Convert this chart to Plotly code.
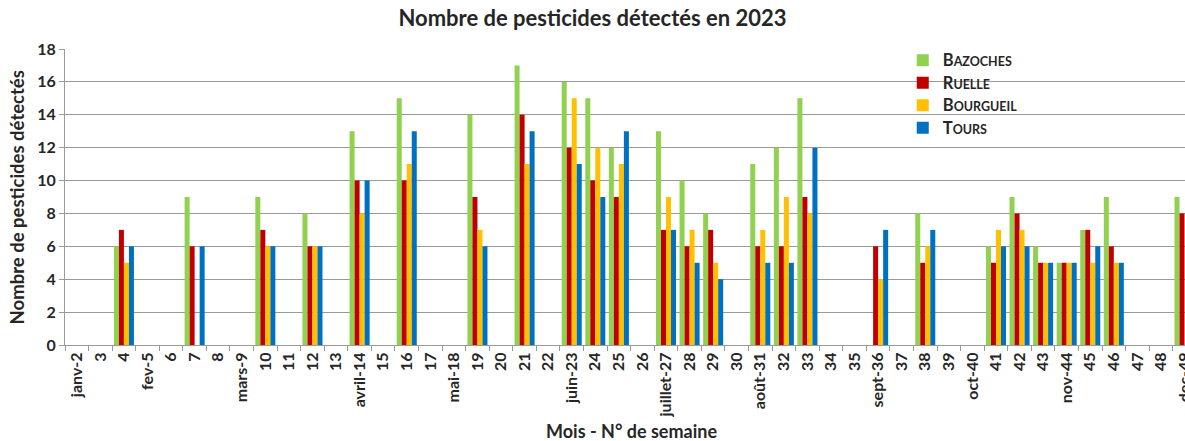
import plotly.graph_objects as go

categories = ["janv-2", "3", "4", "fev-5", "6", "7", "8", "mars-9", "10", "11", "12", "13",
              "avril-14", "15", "16", "17", "mai-18", "19", "20", "21", "22", "juin-23", "24", "25",
              "26", "juillet-27", "28", "29", "30", "août-31", "32", "33", "34", "35", "sept-36", "37",
              "38", "39", "oct-40", "41", "42", "43", "nov-44", "45", "46", "47", "48", "dec-49"]

N = None
bazoches = [N, N, 6, N, N, 9, N, N, 9, N, 8, N,
            13, N, 15, N, N, 14, N, 17, N, 16, 15, 12,
            N, 13, 10, 8, N, 11, 12, 15, N, N, N, N,
            8, N, N, 6, 9, 6, 5, 7, 9, N, N, 9]
ruelle = [N, N, 7, N, N, 6, N, N, 7, N, 6, N,
          10, N, 10, N, N, 9, N, 14, N, 12, 10, 9,
          N, 7, 6, 7, N, 6, 6, 9, N, N, 6, N,
          5, N, N, 5, 8, 5, 5, 7, 6, N, N, 8]
bourgueil = [N, N, 5, N, N, N, N, N, 6, N, 6, N,
             8, N, 11, N, N, 7, N, 11, N, 15, 12, 11,
             N, 9, 7, 5, N, 7, 9, 8, N, N, 4, N,
             6, N, N, 7, 7, 5, 5, 5, 5, N, N, N]
tours = [N, N, 6, N, N, 6, N, N, 6, N, 6, N,
         10, N, 13, N, N, 6, N, 13, N, 11, 9, 13,
         N, 7, 5, 4, N, 5, 5, 12, N, N, 7, N,
         7, N, N, 6, 6, 5, 5, 6, 5, N, N, N]

series_names = ["Bazoches", "Ruelle", "Bourgueil", "Tours"]
legend_labels = [
    "<span style='font-size:16.5px'>B</span><span style='font-size:12.5px'>AZOCHES</span>",
    "<span style='font-size:16.5px'>R</span><span style='font-size:12.5px'>UELLE</span>",
    "<span style='font-size:16.5px'>B</span><span style='font-size:12.5px'>OURGUEIL</span>",
    "<span style='font-size:16.5px'>T</span><span style='font-size:12.5px'>OURS</span>",
]
colors = ["#92D050", "#C00000", "#FFC000", "#0070C0"]
values = [bazoches, ruelle, bourgueil, tours]

FONT = "Lato, 'Open Sans', sans-serif"
TXT = "#262626"

fig = go.Figure()
for name, lab, col, vals in zip(series_names, legend_labels, colors, values):
    fig.add_trace(go.Bar(x=categories, y=vals, name=lab, marker_color=col,
                         marker_line_width=0, legendgroup=name))

fig.update_layout(
    width=1185, height=441,
    margin=dict(l=65, r=0, t=49, b=96, autoexpand=False),
    paper_bgcolor="white", plot_bgcolor="white",
    barmode="group", bargap=0.15, bargroupgap=0,
    font=dict(family=FONT, color=TXT),
    title=dict(text="<b>Nombre de pesticides détectés en 2023</b>", x=0.5, xanchor="center",
               y=0.959, yanchor="middle", font=dict(size=22, family=FONT, color=TXT)),
    legend=dict(x=0.748, xanchor="left", y=1.017, yanchor="top", bgcolor="rgba(0,0,0,0)",
                font=dict(size=15, family=FONT, color=TXT, weight="bold"),
                tracegroupgap=0, itemwidth=30),
    showlegend=True,
)

fig.update_xaxes(
    type="category", categoryorder="array", categoryarray=categories,
    range=[-0.5, 47.02], tickangle=-90, automargin=False,
    tickfont=dict(size=16, family=FONT, color=TXT, weight="bold"),
    showline=True, linecolor="#9a9a9a", linewidth=1,
    ticks="outside", tickson="boundaries", ticklen=5, tickcolor="#9a9a9a",
    showgrid=False, zeroline=False,
)
fig.update_yaxes(
    range=[0, 18], dtick=2, tick0=0, automargin=False,
    tickfont=dict(size=16, family=FONT, color=TXT, weight="bold"),
    showline=True, linecolor="#9a9a9a", linewidth=1,
    ticks="outside", ticklen=5, tickcolor="#9a9a9a",
    showgrid=True, gridcolor="#9a9a9a", gridwidth=1, zeroline=False,
)

fig.add_annotation(text="<b>Nombre de pesticides détectés</b>", xref="paper", yref="paper",
                   x=-0.0425, y=0.5, textangle=-90, showarrow=False,
                   xanchor="center", yanchor="middle",
                   font=dict(size=18.5, family=FONT, color=TXT))
fig.add_annotation(text="<b>Mois - N° de semaine</b>", xref="paper", yref="paper",
                   x=0.506, y=-0.292, showarrow=False,
                   xanchor="center", yanchor="middle",
                   font=dict(size=18, family=FONT, color=TXT))

fig.write_html("out.html", config={"displayModeBar": False},
               post_script="document.body.style.margin='0';")
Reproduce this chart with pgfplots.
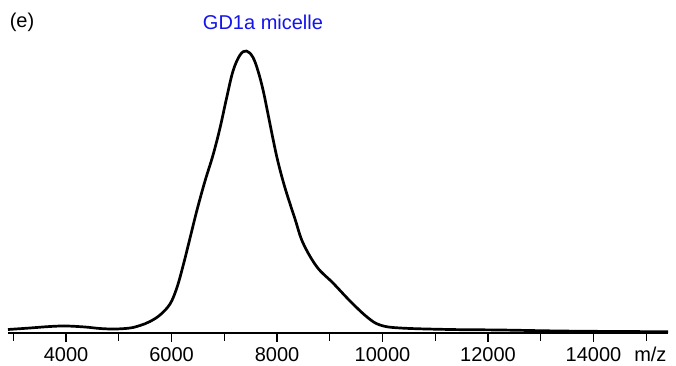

◆ GIVEN EXERCISE ◆
Skip the pictures, please, and transcribe only the lines from the beginning of the material through the one that contains "import plotly.graph_objects as go".

◆ TASK RESULT ◆
Convert this chart to Plotly code.
import plotly.graph_objects as go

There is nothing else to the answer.